26th over: India 96-3 (Kohli 21, Rahane 11) Stokes is testing Rahane, beating a rather ambitious drive, then hitting him (not too painfully) with a bouncer that goes for four leg byes.
“Pace isn’t the property of tall bowlers anyway,” argues John Starbuck. “Both Harold Larwood and Darren Gough barely came up to my shoulder when I met them, and I’m no giant. The action, as well as the guile, is the important issue.” And the will to win, which those two had, and which shines out of Sam Curran.
25th over: India 92-3 (Kohli 21, Rahane 11) Anderson lures Kohli into a nick, but the ball falls short of Bairstow and dribbles away for four. It’s that sort of pitch… And then Kohli edges again, short of Jennings at third slip – a shorter ball which Kohli did well to get on top of. This is a great contest: the ageing maestro against the world’s leading batsman.
24th over: India 88-3 (Kohli 17, Rahane 11) Stokes, still shaking off the rust after his injury, finds his line and length against Rahane, and wants a review for lbw off the last ball, with a booming inswinger. Root decides against this time, but HawkEye says it was hitting leg.

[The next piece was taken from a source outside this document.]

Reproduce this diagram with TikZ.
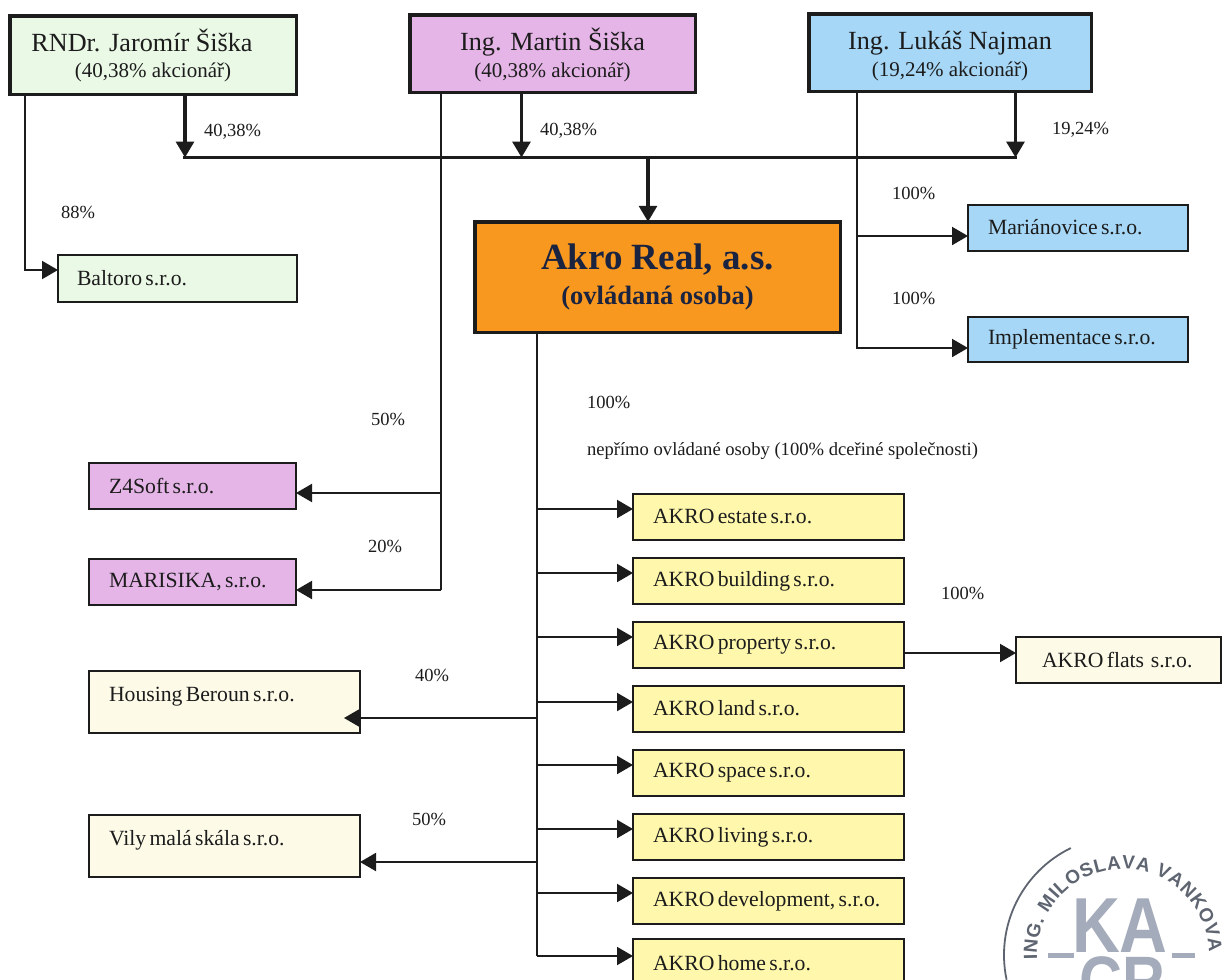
\documentclass[tikz,border=0pt]{standalone}
\usepackage{fontspec}
\setmainfont{Liberation Serif}
\newfontfamily\stampfont{Liberation Sans}
\usetikzlibrary{arrows.meta,calc,decorations.text}
\definecolor{gjaro}{HTML}{EAF8E6}
\definecolor{pmart}{HTML}{E6B5E8}
\definecolor{blukas}{HTML}{A6D7F6}
\definecolor{oakro}{HTML}{F9981F}
\definecolor{yakro}{HTML}{FFF8AC}
\definecolor{cream}{HTML}{FDFBE8}
\definecolor{inkk}{HTML}{1C1C1C}
\definecolor{navy}{HTML}{1A2340}
\definecolor{stampc}{HTML}{A4ABBA}
\definecolor{stampd}{HTML}{5E6470}
\tikzset{
  every node/.style={outer sep=0pt,inner sep=0pt,text=inkk},
  box/.style={draw=inkk,line width=2pt,align=left},
  headbox/.style={draw=inkk,line width=3.5pt,align=center},
  lab/.style={font=\fontsize{18.5}{22}\selectfont,anchor=west},
  thinline/.style={draw=inkk,line width=2pt},
  thickline/.style={draw=inkk,line width=3.3pt},
  tip/.style={-{Triangle[length=16pt,width=18pt]}},
}
\newcommand{\bx}[8]{% name x1 y1 x2 y2 style pad text
  \node[#6,minimum width=#4pt-#2pt-2pt,minimum height=#5pt-#3pt-2pt,
    text width=#4pt-#2pt-#7pt-2pt,anchor=north west] (#1) at ($(#2,#3)+(1,1)$)
    {\fontsize{21.7}{24}\selectfont #8};}
\newcommand{\headtxt}[3]{\fontsize{26.2}{30}\selectfont #2\\[#1]\fontsize{21}{23}\selectfont #3}
\begin{document}
\begin{tikzpicture}[x=1pt,y=-1pt]
\useasboundingbox (0,0) rectangle (1224,980);
\fill[white] (0,0) rectangle (1224,980);
% owners
\node[headbox,fill=gjaro,minimum width=286.5pt,minimum height=78.5pt] (jaro) at (153,55)
  {\headtxt{10pt}{RNDr. Jaromír Šiška\hspace*{22pt}}{(40,38\% akcionář)}};
\node[headbox,fill=pmart,minimum width=285.5pt,minimum height=77.5pt] (mart) at (552.5,53.5)
  {\headtxt{6pt}{\rule{0pt}{26pt}Ing. Martin Šiška}{(40,38\% akcionář)}};
\node[headbox,fill=blukas,minimum width=282.5pt,minimum height=77.5pt] (luk) at (950,52.5)
  {\headtxt{6pt}{\rule{0pt}{26pt}Ing. Lukáš Najman}{(19,24\% akcionář)}};
% main
\node[headbox,fill=oakro,minimum width=365.5pt,minimum height=110.5pt,text=navy] (akro) at (657.5,277)
  {\fontsize{37}{40}\selectfont\bfseries Akro Real, a.s.\\[9pt]\fontsize{26.5}{30}\selectfont\bfseries (ovládaná osoba)};
% side boxes
\bx{balt}{57}{254}{298}{303}{box,fill=gjaro}{0}{\hspace*{19pt}Baltoro s.r.o.}
\bx{mari}{967}{204}{1189}{252}{box,fill=blukas}{0}{\hspace*{20pt}\raisebox{2pt}{Mariánovice s.r.o.}}
\bx{impl}{967}{316}{1189}{363}{box,fill=blukas}{0}{\hspace*{20pt}Implementace s.r.o.}
\bx{z4}{88}{462}{297}{510}{box,fill=pmart}{0}{\hspace*{20pt}Z4Soft s.r.o.}
\bx{mrs}{88}{558}{297}{606}{box,fill=pmart}{0}{\hspace*{20pt}MARISIKA, s.r.o.}
\bx{hous}{88}{670}{361}{734}{box,fill=cream}{0}{\hspace*{20pt}\raisebox{16pt}{Housing Beroun s.r.o.}}
\bx{vily}{88}{814}{361}{878}{box,fill=cream}{0}{\hspace*{20pt}\raisebox{16pt}{Vily malá skála s.r.o.}}
\bx{est}{632}{493}{905}{541}{box,fill=yakro}{0}{\hspace*{20pt}\raisebox{2pt}{AKRO estate s.r.o.}}
\bx{bld}{632}{557}{905}{605}{box,fill=yakro}{0}{\hspace*{20pt}\raisebox{2pt}{AKRO building s.r.o.}}
\bx{prop}{632}{621}{905}{669}{box,fill=yakro}{0}{\hspace*{20pt}\raisebox{2pt}{AKRO property s.r.o.}}
\bx{land}{632}{685}{905}{733}{box,fill=yakro}{0}{\hspace*{20pt}\raisebox{2pt}{AKRO land s.r.o.}}
\bx{spc}{632}{749}{905}{797}{box,fill=yakro}{0}{\hspace*{20pt}\raisebox{2pt}{AKRO space s.r.o.}}
\bx{liv}{632}{813}{905}{861}{box,fill=yakro}{0}{\hspace*{20pt}\raisebox{2pt}{AKRO living s.r.o.}}
\bx{dev}{632}{877}{905}{925}{box,fill=yakro}{0}{\hspace*{20pt}\raisebox{2pt}{AKRO development, s.r.o.}}
\begin{scope}
\clip (0,0) rectangle (1224,980);
\bx{home}{632}{938}{905}{990}{box,fill=yakro}{0}{\hspace*{20pt}\raisebox{2pt}{AKRO home s.r.o.}}
\end{scope}
\bx{flats}{1015}{636}{1222}{684}{box,fill=cream}{0}{\hspace*{26pt}\raisebox{1pt}{AKRO flats\ \ s.r.o.}}
% bus
\coordinate (busL) at (185,157.5);
\coordinate (busR) at (1015.5,157.5);
\draw[thickline,tip] (jaro.south -| busL) -- (busL);
\draw[thickline,tip] (luk.south -| busR) -- (busR);
\coordinate (busM) at (521.5,157.5);
\draw[thickline,tip] (mart.south -| busM) -- (busM);
\draw[thickline,line cap=butt] ($(busL)+(-1.7,0)$) -- ($(busR)+(1.7,0)$);
\coordinate (busA) at (648,157.5);
\draw[thickline,tip] (busA) -- (akro.north -| busA);
% personal holdings
\coordinate (jl) at (25,95);
\draw[thinline,tip] (jl) |- ($(balt.west)+(0,-8.5)$);
\coordinate (ml) at (441,92);
\draw[thinline] (ml) -- (ml |- 0,590);
\draw[thinline,tip] (ml |- z4.east) ++(0,7) -- ($(z4.east)+(0,7)$);
\draw[thinline,tip] (ml |- mrs.east) ++(0,8) -- ($(mrs.east)+(0,8)$);
\coordinate (ll) at (857,92);
\draw[thinline,tip] (ll) |- ($(mari.west)+(0,8)$);
\draw[thinline,tip] (ll) |- ($(impl.west)+(0,8.5)$);
% trunk
\coordinate (tr) at (537,333);
\draw[thinline] (tr) -- (tr |- 0,956);
\draw[thinline,tip] (tr |- est.west) ++(0,-8) -- ($(est.west)+(0,-8)$);
\draw[thinline,tip] (tr |- bld.west) ++(0,-8) -- ($(bld.west)+(0,-8)$);
\draw[thinline,tip] (tr |- prop.west) ++(0,-8) -- ($(prop.west)+(0,-8)$);
\draw[thinline,tip] (tr |- land.west) ++(0,-7) -- ($(land.west)+(0,-7)$);
\draw[thinline,tip] (tr |- spc.west) ++(0,-8) -- ($(spc.west)+(0,-8)$);
\draw[thinline,tip] (tr |- liv.west) ++(0,-8) -- ($(liv.west)+(0,-8)$);
\draw[thinline,tip] (tr |- dev.west) ++(0,-8) -- ($(dev.west)+(0,-8)$);
\draw[thinline,tip] (tr |- 0,956) -- (632,956 -| home.west);
\draw[thinline,tip] (tr |- hous.east) ++(0,16) -- ($(hous.east)+(-16,16)$);
\draw[thinline,tip] (tr |- vily.east) ++(0,16) -- ($(vily.east)+(0,16)$);
\draw[thinline,tip] ($(prop.east)+(0,8)$) -- (flats.west |- 0,653);
% labels
\node[lab] (p1) at (204,132) {40,38\%};
\node[lab] (p2) at (540,131) {40,38\%};
\node[lab] (p3) at (1052,130) {19,24\%};
\node[lab] (p4) at (61,212) {88\%};
\node[lab] (p5) at (892,193) {100\%};
\node[lab] (p6) at (892,298) {100\%};
\node[lab] (p7) at (587,402) {100\%};
\node[lab,font=\fontsize{18.6}{22}\selectfont] (p8) at (587,451) {nepřímo ovládané osoby (100\% dceřiné společnosti)};
\node[lab] (p9) at (371,419) {50\%};
\node[lab] (p10) at (368,546) {20\%};
\node[lab] (p11) at (415,675) {40\%};
\node[lab] (p12) at (412,819) {50\%};
\node[lab] (p13) at (941,593) {100\%};
% stamp
\begin{scope}
\clip (0,0) rectangle (1224,980);
\coordinate (sc) at (1123,955);
\draw[stampd,line width=1.8pt] (sc) ++(192:119pt) arc[start angle=192,end angle=116,radius=119pt];
\path[decorate,decoration={text along path,text align={fit to path},
   text={|\stampfont\bfseries\fontsize{19}{19}\selectfont\color{stampd}|ING. MILOSLAVA VANKOVA}}]
   (sc) ++(183:86pt) arc[start angle=183,end angle=2,radius=86pt];
\draw[stampc,line width=5pt] (1048,955) -- (1074,955) (1172,955) -- (1195,955);
\node[font=\stampfont\bfseries\fontsize{78}{78}\selectfont,text=stampc,xscale=.85] (ka) at (1120,926) {KA};
\node[font=\stampfont\bfseries\fontsize{70}{70}\selectfont,text=stampc,xscale=.85,anchor=north] (cr) at (1122,957) {CR};
\end{scope}
\end{tikzpicture}
\end{document}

23rd over: India 88-3 (Kohli 17, Rahane 11) Anderson is back for more – the oldest swinger in town, determined to show that he’s still got the moves. Mike Atherton mentions that Anderson is the oldest man to take the new ball in a Test for England since John Lever, who has also been mentioned as a parallel for Curran.
“Re: not tall, not quick,” says Huw Swanborough, “I think the game can often be a little bit disparaging of bowlers that don’t try to kick down the door to take wickets… (Right arm military springs to mind as a term.) Guile can often be a bowler’s best friend, whilst McGrath is tall he wasn’t the sort of bowler to beat a batsman with pace (or really movement). His consistency, control and guile was what made him a great bowler. And, at the risk of sounding like Boycott, if you don’t have line and length, then height and pace don’t matter anyway.”
22nd over: India 85-3 (Kohli 17, Rahane 8) Curran gives way to Ben Stokes, who starts with a no-ball and a long hop outside off, cut for four to the vacant third man by Kohli. When Stokes pitches the ball up, Kohli eases it through the covers for four more, but Stokes bounces back and beats him with a leg-cutter.
Jos Buttler has left the ground for an X-ray on the middle finger of his left hand. After making a duck yesterday, he’s not having much fun as England vice-captain.
Time for an email or two. “Was nervous once the 50 run partnership came up,” says Saurabh Raye, writing before Dhawan was out. “With the loss of 2 quick wickets, feel better. As a long suffering India supporter this is home territory. A dawn of hope, brutally snuffed out. The icing on the cake would be Anderson getting Kohli out, and Root shouting ‘you cannot play in these conditions’ into the mic. Rant over.. congratulations on the test win.” Ah, it’s early days.
“Not tall, not quick,” says Geoff, possibly mocking my description of Sam Curran (16th over). “We might not have a Brearley, but maybe we’ve at last found the new Martin Bicknell.” Amen to that.
21st over: India 76-3 (Kohli 9, Rahane 8) Here’s Adil Rashid, who may be relieved that Curran has grabbed the limelight. Rashid’s first ball in a home Test is a full toss, which Kohli only pushes for a single to the cover sweeper. Rashid keeps on overmatching, but is protected by a defensive field – more wisdom from Root. He’s had a great morning, and so has Sam Curran. Rob Smyth points out that his figures are the best by any England bowler before his 21st birthday since… Jimmy Anderson in 2003. And that’s lunch, with Kohli facing a big rebuilding job and England feeling better than at any time since Root and Bairstow set off for that second run. See you shortly.
20th over: India 71-3 (Kohli 8, Rahane 2) Kohli shows his class for the first time today with a soft-hands glide for four off Curran, who will sit down for lunch with figures of 6-0-23-3.
“Cricket,” says Andrew Benton, sounding definitive. “It’s a bowler’s game. Success is 2/3 bowlers, 1/3 batsmen/batswomen. Or maybe batees – whats the gender non-specific acceptable term these days?” Good question. The players just say batters.